» Set task
Skipping all pictures, set down the lines of the listing from the first through the one with "fontsize=10, labelpad=4, linespacing=1.45)".

» Raw data

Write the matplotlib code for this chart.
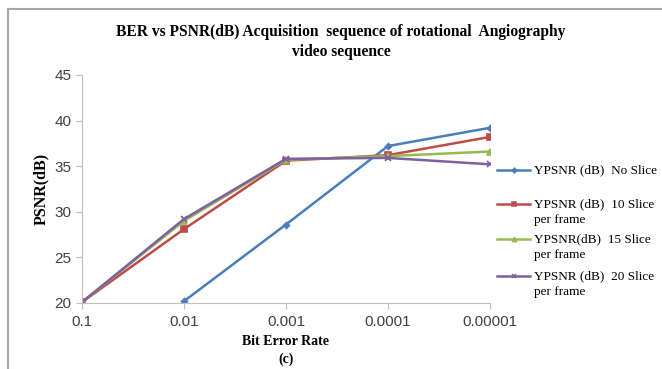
import matplotlib.pyplot as plt
from matplotlib.lines import Line2D

ber_labels = ["0.1", "0.01", "0.001", "0.0001", "0.00001"]
no_slice = [None, 20.2, 28.6, 37.2, 39.2]
slice_10 = [20.1, 28.1, 35.6, 36.2, 38.2]
slice_15 = [20.1, 29.0, 35.7, 36.1, 36.6]
slice_20 = [20.1, 29.2, 35.8, 35.9, 35.2]

series = [
    ("YPSNR (dB)  No Slice", no_slice, "#4a7ebb", "D", 3),
    ("YPSNR (dB)  10 Slice\nper frame", slice_10, "#be4b48", "s", 4),
    ("YPSNR(dB)  15 Slice\nper frame", slice_15, "#98b954", "^", 4),
    ("YPSNR (dB)  20 Slice\nper frame", slice_20, "#7d60a0", "x", 4),
]

W, H = 662, 369
fig = plt.figure(figsize=(W / 100, H / 100), dpi=100)
ax = fig.add_axes([0.124, 0.179, 0.616, 0.618])

x = list(range(len(ber_labels)))
for label, vals, color, marker, ms in series:
    xs = [i for i, v in zip(x, vals) if v is not None]
    ys = [v for v in vals if v is not None]
    ax.plot(xs, ys, color=color, lw=1.8, marker=marker, ms=ms,
            markeredgewidth=1.2, label=label)

ax.set_xlim(0, 4)
ax.set_ylim(20, 45)
ax.set_yticks([20, 25, 30, 35, 40, 45])
ax.set_xticks(x)
ax.set_xticklabels(ber_labels)
for s in ["top", "right"]:
    ax.spines[s].set_visible(False)
for s in ["left", "bottom"]:
    ax.spines[s].set_color("#bfbfbf")
ax.tick_params(colors="#bfbfbf", labelcolor="#404040", labelsize=11, length=4)
ax.tick_params(axis="x", pad=5)
for t in ax.get_xticklabels() + ax.get_yticklabels():
    t.set_family("Liberation Sans")

ax.set_ylabel("PSNR(dB)", fontfamily="Liberation Serif", fontweight="bold",
              fontsize=11.5, labelpad=4)
ax.set_xlabel("Bit Error Rate\n(c)", fontfamily="Liberation Serif",
              fontweight="bold", fontsize=10, labelpad=4, linespacing=1.45)

fig.text(0.515, 1 - 42 / H, "BER vs PSNR(dB) Acquisition  sequence of rotational  Angiography\nvideo sequence",
         ha="center", va="center", fontfamily="Liberation Serif",
         fontweight="bold", fontsize=11.2, linespacing=1.3)

# legend drawn by hand so the handle sits on the first text line
leg_y = [170, 204, 239, 276]
for (label, _, color, marker, ms), yp in zip(series, leg_y):
    fy = 1 - yp / H
    fig.add_artist(Line2D([497 / W, 530 / W], [fy, fy], color=color, lw=1.8))
    fig.add_artist(Line2D([513.5 / W], [fy], color=color, marker=marker,
                          ms=ms * 0.8, markeredgewidth=1.1, lw=0))
    fig.text(534 / W, fy + 6 / H, label, ha="left", va="top",
             fontfamily="Liberation Serif", fontsize=9.5, linespacing=1.4)

# outer chart frame (left and top edges)
fig.add_artist(Line2D([0.012, 0.012], [0, 0.975], color="#a6a6a6", lw=1.5))
fig.add_artist(Line2D([0.012, 1.0], [0.975, 0.975], color="#a6a6a6", lw=1.5))

plt.savefig("out.png", dpi=100)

» Answer to this exercise
Write the matplotlib code for this chart.
import matplotlib.pyplot as plt
from matplotlib.lines import Line2D

ber_labels = ["0.1", "0.01", "0.001", "0.0001", "0.00001"]
no_slice = [None, 20.2, 28.6, 37.2, 39.2]
slice_10 = [20.1, 28.1, 35.6, 36.2, 38.2]
slice_15 = [20.1, 29.0, 35.7, 36.1, 36.6]
slice_20 = [20.1, 29.2, 35.8, 35.9, 35.2]

series = [
    ("YPSNR (dB)  No Slice", no_slice, "#4a7ebb", "D", 3),
    ("YPSNR (dB)  10 Slice\nper frame", slice_10, "#be4b48", "s", 4),
    ("YPSNR(dB)  15 Slice\nper frame", slice_15, "#98b954", "^", 4),
    ("YPSNR (dB)  20 Slice\nper frame", slice_20, "#7d60a0", "x", 4),
]

W, H = 662, 369
fig = plt.figure(figsize=(W / 100, H / 100), dpi=100)
ax = fig.add_axes([0.124, 0.179, 0.616, 0.618])

x = list(range(len(ber_labels)))
for label, vals, color, marker, ms in series:
    xs = [i for i, v in zip(x, vals) if v is not None]
    ys = [v for v in vals if v is not None]
    ax.plot(xs, ys, color=color, lw=1.8, marker=marker, ms=ms,
            markeredgewidth=1.2, label=label)

ax.set_xlim(0, 4)
ax.set_ylim(20, 45)
ax.set_yticks([20, 25, 30, 35, 40, 45])
ax.set_xticks(x)
ax.set_xticklabels(ber_labels)
for s in ["top", "right"]:
    ax.spines[s].set_visible(False)
for s in ["left", "bottom"]:
    ax.spines[s].set_color("#bfbfbf")
ax.tick_params(colors="#bfbfbf", labelcolor="#404040", labelsize=11, length=4)
ax.tick_params(axis="x", pad=5)
for t in ax.get_xticklabels() + ax.get_yticklabels():
    t.set_family("Liberation Sans")

ax.set_ylabel("PSNR(dB)", fontfamily="Liberation Serif", fontweight="bold",
              fontsize=11.5, labelpad=4)
ax.set_xlabel("Bit Error Rate\n(c)", fontfamily="Liberation Serif",
              fontweight="bold", fontsize=10, labelpad=4, linespacing=1.45)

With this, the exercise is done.